Should we have focused on elections? Or should we have focused on nation-building – on building infrastructure, institutions, the sense of a nation under laws?
Elections are sexy and easy. Infrastructure, institutions and laws are boring and hard. Was it misguided idealism that led us to this choice, or the desire for stage settings for domestic politics? I wish I knew.
I do know that domestic political considerations have driven far too much of the war policy. One reason I’m not unhappy about the results this week are that they now dramatically shift the political ground underpinning the war, and remove the apparent desire by the Administration to keep the war off the front pages so that the Republicans won’t have to risk much in the elections.

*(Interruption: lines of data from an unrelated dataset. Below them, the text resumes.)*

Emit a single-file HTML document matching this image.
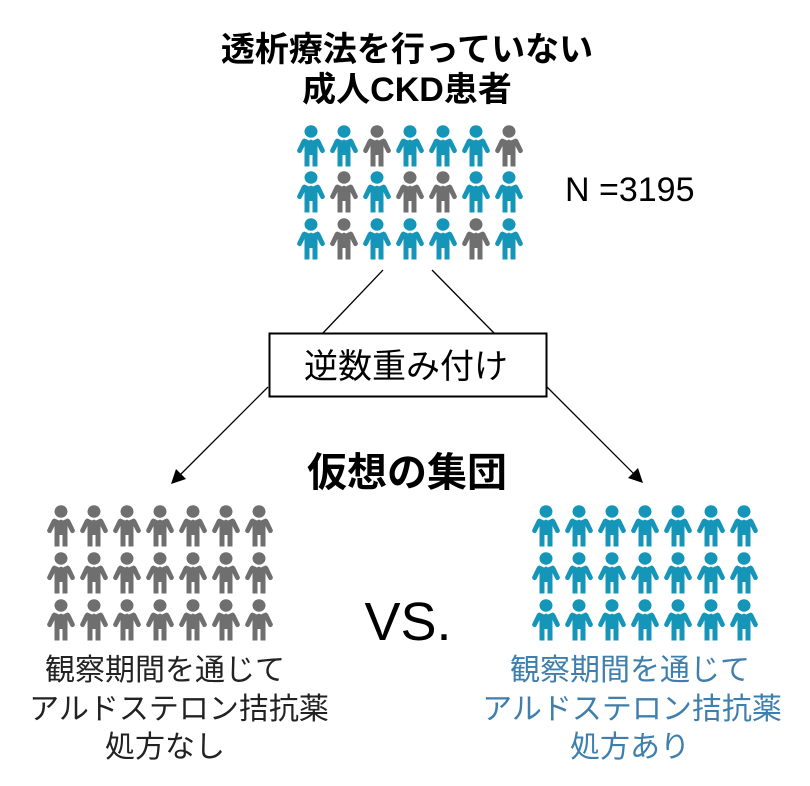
<!DOCTYPE html>
<html><head><meta charset="utf-8"><style>
html,body{margin:0;padding:0;background:#fff;}
svg{display:block}
text{font-family:"Liberation Sans","Noto Sans CJK JP",sans-serif;}
</style></head><body>
<svg width="810" height="786" viewBox="0 0 810 786" xmlns="http://www.w3.org/2000/svg">
<defs>
<symbol id="p" viewBox="0 0 28 42">
<ellipse cx="14" cy="6.5" rx="6.5" ry="6.2"/>
<path d="M7.5 13.5 L12 15.5 L14 14.5 L16 15.5 L20.5 13.5 Q22.5 13.8 23.5 16 L27.8 25 Q28.2 27.2 26 28 Q24.5 28.5 23.5 27 L20.5 21 V41.5 H15.5 V30 H12.5 V41.5 H7.5 V21 L4.5 27 Q3.5 28.5 2 28 Q-0.2 27.2 0.2 25 L4.5 16 Q5.5 13.8 7.5 13.5 Z"/>
</symbol>
</defs>
<text x="407" y="61" font-size="34" font-weight="bold" text-anchor="middle">透析療法を行っていない</text>
<text x="407" y="101" font-size="34" font-weight="bold" text-anchor="middle">成人CKD患者</text>
<text x="565" y="201" font-size="34">N =3195</text>
<line x1="383" y1="270" x2="323" y2="333" stroke="#000" stroke-width="1.3"/>
<line x1="432" y1="270" x2="494" y2="333" stroke="#000" stroke-width="1.3"/>
<rect x="269.5" y="333.5" width="277" height="63" fill="#fff" stroke="#000" stroke-width="2"/>
<text x="406" y="378" font-size="34" text-anchor="middle">逆数重み付け</text>
<line x1="268" y1="387" x2="176" y2="479" stroke="#000" stroke-width="1.3"/>
<path d="M171 484 L176 469 L186 479 Z" fill="#000"/>
<line x1="547" y1="387" x2="638" y2="478" stroke="#000" stroke-width="1.3"/>
<path d="M643 483 L628 478 L638 468 Z" fill="#000"/>
<text x="407" y="486" font-size="40" font-weight="bold" text-anchor="middle">仮想の集団</text>
<text x="408" y="640" font-size="54" text-anchor="middle">VS.</text>
<g font-size="30" text-anchor="middle" fill="#222">
<text x="165" y="680">観察期間を通じて</text>
<text x="179" y="719">アルドステロン拮抗薬</text>
<text x="165" y="757">処方なし</text>
</g>
<g font-size="30" text-anchor="middle" fill="#3f7fae">
<text x="630" y="680">観察期間を通じて</text>
<text x="632" y="719">アルドステロン拮抗薬</text>
<text x="630" y="757">処方あり</text>
</g>
<g fill="#1596b8">
<use href="#p" x="297" y="125" width="28" height="42"/>
<use href="#p" x="330" y="125" width="28" height="42"/>
<use href="#p" x="396" y="125" width="28" height="42"/>
<use href="#p" x="429" y="125" width="28" height="42"/>
<use href="#p" x="462" y="125" width="28" height="42"/>
<use href="#p" x="297" y="171" width="28" height="42"/>
<use href="#p" x="363" y="171" width="28" height="42"/>
<use href="#p" x="462" y="171" width="28" height="42"/>
<use href="#p" x="495" y="171" width="28" height="42"/>
<use href="#p" x="297" y="218" width="28" height="42"/>
<use href="#p" x="363" y="218" width="28" height="42"/>
<use href="#p" x="396" y="218" width="28" height="42"/>
<use href="#p" x="429" y="218" width="28" height="42"/>
<use href="#p" x="495" y="218" width="28" height="42"/>
</g>
<g fill="#6f6f6f">
<use href="#p" x="363" y="125" width="28" height="42"/>
<use href="#p" x="495" y="125" width="28" height="42"/>
<use href="#p" x="330" y="171" width="28" height="42"/>
<use href="#p" x="396" y="171" width="28" height="42"/>
<use href="#p" x="429" y="171" width="28" height="42"/>
<use href="#p" x="330" y="218" width="28" height="42"/>
<use href="#p" x="462" y="218" width="28" height="42"/>
</g>
<g id="L" fill="#6f6f6f"></g>
<g id="R" fill="#1596b8"></g>
</svg>
<script>
var ns="http://www.w3.org/2000/svg";
function grid(id,x0){var g=document.getElementById(id);var ys=[505,552,599];
for(var r=0;r<3;r++)for(var c=0;c<7;c++){var u=document.createElementNS(ns,"use");
u.setAttribute("href","#p");u.setAttribute("x",x0+c*33);u.setAttribute("y",ys[r]);
u.setAttribute("width",28);u.setAttribute("height",42);g.appendChild(u);}}
grid("L",47);grid("R",532);
</script>
</body></html>
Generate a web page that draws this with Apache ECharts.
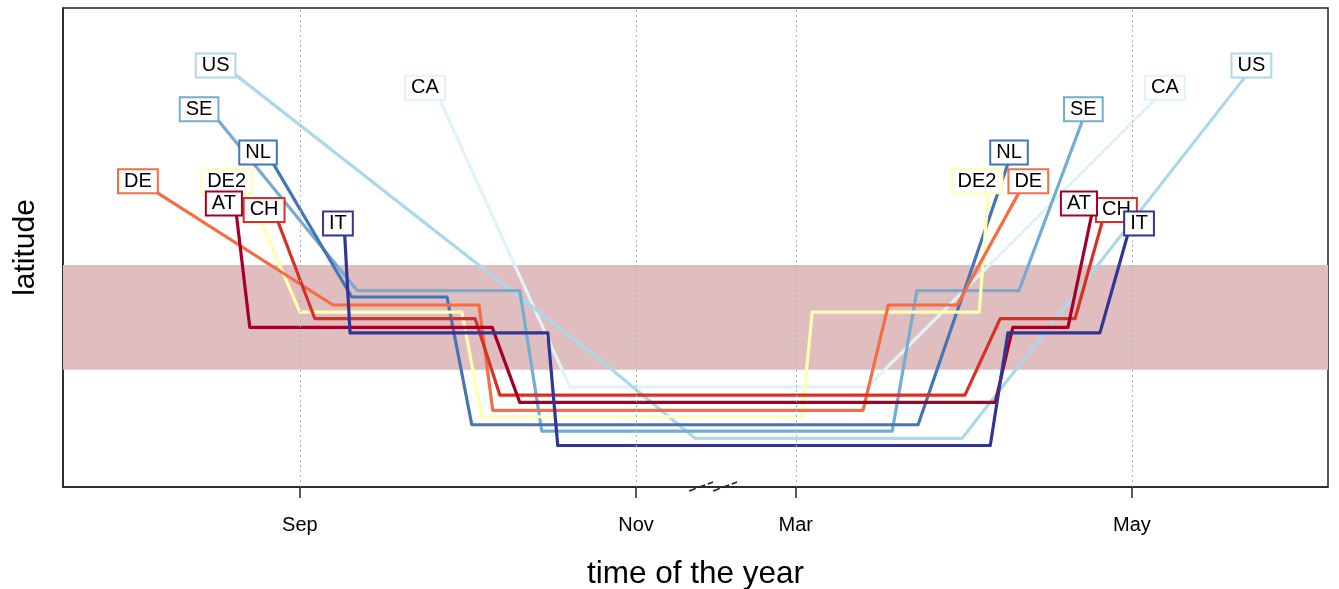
<!DOCTYPE html>
<html>
<head>
<meta charset="utf-8">
<script src="https://cdn.jsdelivr.net/npm/echarts@6/dist/echarts.min.js"></script>
<style>
  html, body { margin: 0; padding: 0; background: #fff; }
  #chart { width: 1339px; height: 589px; }
</style>
</head>
<body>
<div id="chart"></div>
<script>
// ---- data (x: days from 1 Sep, with compressed winter; y: latitude units) ----
const tickValues = [0, 61, 90, 151];
const tickNames = ['Sep', 'Nov', 'Mar', 'May'];
const bandLat = [14.7, 27.8];
const axisBreakAt = 75;

const countries = ['CA', 'US', 'SE', 'NL', 'DE2', 'DE', 'CH', 'AT', 'IT'];
const breedLat   = [50.2, 53.0, 47.5, 42.1, 38.5, 38.5, 34.9, 35.7, 33.2];
const labelLeftX = [22.7, -15.3, -18.3, -7.6, -13.3, -29.4, -6.5, -13.8, 6.9];
const labelRightX = [157.0, 172.7, 142.2, 128.7, 122.9, 132.2, 148.2, 141.4, 152.3];

const pathCA  = [[24.3, 50.2], [49.0, 12.5], [103.0, 12.5], [157.6, 50.2]];
const pathUS  = [[-14.2, 53.0], [54.5, 15.9], [71.7, 6.1], [120.2, 6.1], [173.4, 53.0]];
const pathSE  = [[-16.7, 47.5], [10.4, 24.6], [39.9, 24.6], [43.9, 7.0], [107.5, 7.0], [112.0, 24.6], [130.5, 24.6], [142.9, 47.5]];
const pathNL  = [[-6.2, 42.1], [9.4, 23.8], [26.7, 23.8], [31.2, 7.8], [112.2, 7.8], [129.3, 42.1]];
const pathDE2 = [[-10.4, 38.5], [0.0, 21.9], [29.4, 21.9], [33.0, 8.8], [91.1, 8.8], [93.0, 21.9], [123.3, 21.9], [125.1, 38.5]];
const pathDE  = [[-29.6, 38.5], [6.0, 22.8], [32.5, 22.8], [35.0, 9.6], [102.2, 9.6], [106.8, 22.8], [119.3, 22.8], [131.8, 38.5]];
const pathCH  = [[-4.9, 34.9], [2.7, 21.1], [31.8, 21.1], [36.3, 11.5], [120.7, 11.5], [127.1, 21.1], [140.7, 21.1], [146.3, 34.9]];
const pathAT  = [[-11.8, 35.7], [-9.1, 20.0], [34.9, 20.0], [39.9, 10.6], [126.2, 10.6], [129.4, 20.0], [139.4, 20.0], [144.2, 35.7]];
const pathIT  = [[8.0, 33.2], [9.1, 19.3], [45.0, 19.3], [46.8, 5.2], [125.3, 5.2], [128.5, 19.3], [145.2, 19.3], [150.9, 33.2]];

// ---- styles ----
const palette = ['#e0f3f8', '#abd9e9', '#74add1', '#4575b4', '#ffffb2', '#f46d43', '#d73027', '#a50026', '#313695'];
const paths = [pathCA, pathUS, pathSE, pathNL, pathDE2, pathDE, pathCH, pathAT, pathIT];
const FONT = "'Liberation Sans', Arial, sans-serif";

const chart = echarts.init(document.getElementById('chart'), null, { renderer: 'canvas' });

const series = [];
series.push({
  type: 'line', data: [], z: 1, silent: true,
  markArea: {
    silent: true,
    itemStyle: { color: '#e0bec0', opacity: 1 },
    data: [[{ yAxis: bandLat[0] }, { yAxis: bandLat[1] }]]
  }
});
series.push({
  type: 'line', data: [], z: 2, silent: true,
  markLine: {
    silent: true, symbol: ['none', 'none'], label: { show: false },
    lineStyle: { type: [2, 3], color: '#b0b0b0', width: 1 },
    emphasis: { disabled: true },
    data: tickValues.map(v => ({ xAxis: v }))
  }
});
countries.forEach((c, i) => {
  series.push({
    type: 'line', name: c, data: paths[i], z: 3 + i * 0.01,
    showSymbol: false, symbol: 'none', silent: true,
    lineStyle: { color: palette[i], width: 3.2, cap: 'round', join: 'round' }
  });
});
const labelData = [];
countries.forEach((c, i) => {
  labelData.push({ name: c, value: [labelLeftX[i], breedLat[i]], label: { borderColor: palette[i] } });
  labelData.push({ name: c, value: [labelRightX[i], breedLat[i]], label: { borderColor: palette[i] } });
});
series.push({
  type: 'scatter', z: 10, silent: true, symbolSize: 0,
  itemStyle: { opacity: 1 },
  data: labelData,
  label: {
    show: true, position: 'inside', formatter: p => p.name, offset: [0, 1.5],
    fontFamily: FONT, fontSize: 20, color: '#000', lineHeight: 20,
    backgroundColor: '#fff', borderWidth: 2, padding: [2, 5, 0, 5]
  }
});

chart.setOption({
  animation: false,
  grid: {
    left: 63, right: 11, top: 8, bottom: 102, show: true,
    borderColor: '#222', borderWidth: 1.5, backgroundColor: '#fff',
    containLabel: false, outerBoundsMode: 'none'
  },
  xAxis: {
    type: 'value', min: -43, max: 186.6,
    name: 'time of the year', nameLocation: 'middle', nameGap: 71,
    nameTextStyle: { fontFamily: FONT, fontSize: 31.5, color: '#000' },
    axisLine: { show: true, onZero: false, lineStyle: { color: '#222', width: 1.5 } },
    axisTick: { show: true, customValues: tickValues, length: 11, lineStyle: { color: '#222', width: 1.5 } },
    axisLabel: {
      show: true, customValues: tickValues, margin: 28,
      formatter: v => tickNames[tickValues.indexOf(v)] || '',
      fontFamily: FONT, fontSize: 20, color: '#000'
    },
    splitLine: { show: false }
  },
  yAxis: {
    type: 'value', min: 0, max: 60,
    name: 'latitude', nameLocation: 'middle', nameGap: 22, nameRotate: 90,
    nameTextStyle: { fontFamily: FONT, fontSize: 30, color: '#000' },
    axisLine: { show: true, onZero: false, lineStyle: { color: '#222', width: 1.5 } },
    axisTick: { show: false }, axisLabel: { show: false }, splitLine: { show: false }
  },
  series: series
});

// axis-break marks on the x axis
const p = chart.convertToPixel({ gridIndex: 0 }, [axisBreakAt, 0]);
const bx = p[0], by = p[1];
chart.setOption({
  graphic: [
    { type: 'line', z: 100, shape: { x1: bx - 24, y1: by + 4, x2: bx, y2: by - 5 }, style: { stroke: '#222', lineWidth: 1.5, lineDash: [7, 3] } },
    { type: 'line', z: 100, shape: { x1: bx, y1: by + 4, x2: bx + 24, y2: by - 5 }, style: { stroke: '#222', lineWidth: 1.5, lineDash: [7, 3] } }
  ]
});
</script>
</body>
</html>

OK, that problem’s out of the way.
And now that the Democrats have the keys to one branch of Government, we’ll quickly see what I expect to be a sharp argument over what to do with them. My guess, and hope – and the place I’ll stand in line to help push forward – is that there will be a faction advocating departure and reparations and one advocating finding a way to win. I’m obviously on the latter side.
That’s the lead in to the Domestic part of the piece, which I’ll get to tomorrow if I can.
Note that while I’m convinced that winning in Iraq is central to winning the larger conflict, when I say “win” I’m talking about the war, not the battle. Wars are seldom won by losing battles, but it’s equally true that losing a battle does not equal losing a war. The possibility still exists to do both.